An adaptive GPR–EKF framework for uncertainty-calibrated cutting-force prediction
摘要
Targeting cutting-force prediction under nonstationary disturbances and multisource uncertainties, we propose a closed-loop, four-level adaptive GPR–EKF hybrid that combines probabilistic learning, recursive state correction, and out-of-loop adaptation. GPR provides a nonlinear prior, the EKF performs recursive correction, and residual-gain scaling together with mini-batch retraining mitigate transient disturbances and track slow drift.
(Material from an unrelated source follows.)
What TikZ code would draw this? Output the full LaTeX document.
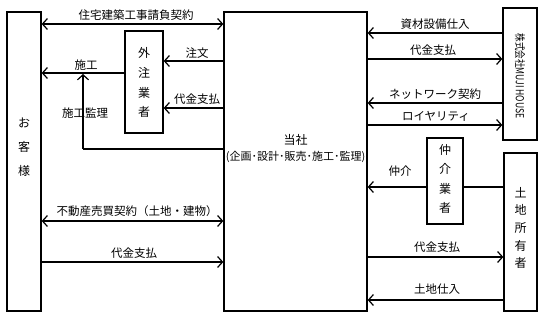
\documentclass[tikz,border=0pt]{standalone}
\usepackage{fontspec}
\setmainfont{Noto Sans CJK JP}
\usetikzlibrary{arrows.meta}
\begin{document}
\begin{tikzpicture}[x=1pt,y=-1pt,
  box/.style={draw,line width=1.3pt,inner sep=0pt},
  arr/.style={line width=1.2pt,-{Straight Barb[length=5pt,width=11pt,line width=1.2pt]}},
  darr/.style={line width=1.2pt,{Straight Barb[length=5pt,width=11pt,line width=1.2pt]}-{Straight Barb[length=5pt,width=11pt,line width=1.2pt]}},
  ln/.style={line width=1.2pt},
  lbl/.style={font=\fontsize{11.5pt}{13pt}\selectfont,inner sep=0pt},
  vt/.style={font=\fontsize{12pt}{13pt}\selectfont,inner sep=0pt}]
\useasboundingbox (0,0) rectangle (545,318);
% boxes
\node[box,minimum width=34pt,minimum height=299pt] (cust) at (24,161.5) {};
\node[box,minimum width=143pt,minimum height=299pt] (main) at (295.5,161.5) {};
\node[box,minimum width=38pt,minimum height=102pt] (gai) at (144,82) {};
\node[box,minimum width=34pt,minimum height=132pt] (muji) at (520,74) {};
\node[box,minimum width=36pt,minimum height=86pt] (chu) at (445,181) {};
\node[box,minimum width=33pt,minimum height=158pt] (owner) at (520.5,232) {};
% box texts
\node[vt] (c1) at (24,123) {お};
\node[vt] (c2) at (24,147) {客};
\node[vt] (c3) at (24,171) {様};
\node[vt] (g1) at (144,53) {外};
\node[vt] (g2) at (144,73) {注};
\node[vt] (g3) at (144,93) {業};
\node[vt] (g4) at (144,112) {者};
\node[inner sep=0pt,font=\fontsize{11pt}{12pt}\selectfont,rotate=-90] (mt) at (520,76) {\scalebox{0.78}[1]{株式会社MUJI HOUSE}};
\node[vt] (k1) at (445,150) {仲};
\node[vt] (k2) at (445,169) {介};
\node[vt] (k3) at (445,189) {業};
\node[vt] (k4) at (445,208) {者};
\node[vt] (o1) at (520.5,193) {土};
\node[vt] (o2) at (520.5,210) {地};
\node[vt] (o3) at (520.5,228) {所};
\node[vt] (o4) at (520.5,246) {有};
\node[vt] (o5) at (520.5,263) {者};
\node[vt] (mt1) at (295.5,140) {当社};
\node[font=\fontsize{11pt}{12pt}\selectfont,inner sep=0pt] (mt2) at (295.5,157) {(企画･設計･販売･施工･監理)};
% left side connectors
\draw[darr] (cust.east |- 0,24) -- (main.west |- 0,24);
\node[lbl] (l1) at (136,15) {住宅建築工事請負契約};
\draw[arr] (main.west |- 0,61) -- (gai.east |- 0,61);
\node[lbl] (l2) at (197,53) {注文};
\draw[arr] (gai.west |- 0,73) -- (cust.east |- 0,73);
\node[lbl] (l3) at (86,65) {施工};
\draw[arr] (main.west |- 0,108) -- (gai.east |- 0,108);
\node[lbl] (l4) at (197,99) {代金支払};
\coordinate (sk) at (83,149);
\coordinate (sk2) at (83,74);
\draw[ln] (main.west |- 0,149) -- (sk);
\draw[arr] (sk) -- (sk2);
\node[lbl] (l5) at (85,113) {施工監理};
\draw[darr] (cust.east |- 0,221) -- (main.west |- 0,221);
\node[lbl] (l6) at (137,211) {不動産売買契約（土地・建物）};
\draw[arr] (cust.east |- 0,262) -- (main.west |- 0,262);
\node[lbl] (l7) at (134,253) {代金支払};
% right side connectors
\draw[arr] (muji.west |- 0,33) -- (main.east |- 0,33);
\node[lbl] (r1) at (435,24) {資材設備仕入};
\draw[arr] (main.east |- 0,59) -- (muji.west |- 0,59);
\node[lbl] (r2) at (433,50) {代金支払};
\draw[arr] (muji.west |- 0,103) -- (main.east |- 0,103);
\node[lbl] (r3) at (435,94) {ネットワーク契約};
\draw[arr] (main.east |- 0,125) -- (muji.west |- 0,125);
\node[lbl] (r4) at (436,116) {ロイヤリティ};
\draw[ln] (owner.west |- 0,187) -- (chu.east |- 0,187);
\draw[arr] (chu.west |- 0,187) -- (main.east |- 0,187);
\node[lbl] (r5) at (400,171) {仲介};
\draw[arr] (main.east |- 0,257) -- (owner.west |- 0,257);
\node[lbl] (r6) at (437,247) {代金支払};
\draw[arr] (owner.west |- 0,300) -- (main.east |- 0,300);
\node[lbl] (r7) at (437,289) {土地仕入};
\end{tikzpicture}
\end{document}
Validation across G1–G3 machining conditions demonstrates strong predictive performance, with NMAE of 3.0–3.8% and R2> 0.969. Uncertainty calibration is likewise improved: PICP exceeds 96%, average interval width is reduced by 24–25%, and interval variance is decreased by 49–60%. Ablation studies indicate that residual-gain scaling and mini-batch retraining contribute 1.8 and 2.4%-point reductions in NMAE, respectively, while EKF effectively suppresses short-term error spikes under high-frequency disturbances, highlighting enhanced robustness. Overall, the framework provides an interpretable, adaptive, and computationally feasible closed-loop solution for process monitoring and real-time adaptive compensation in intelligent manufacturing.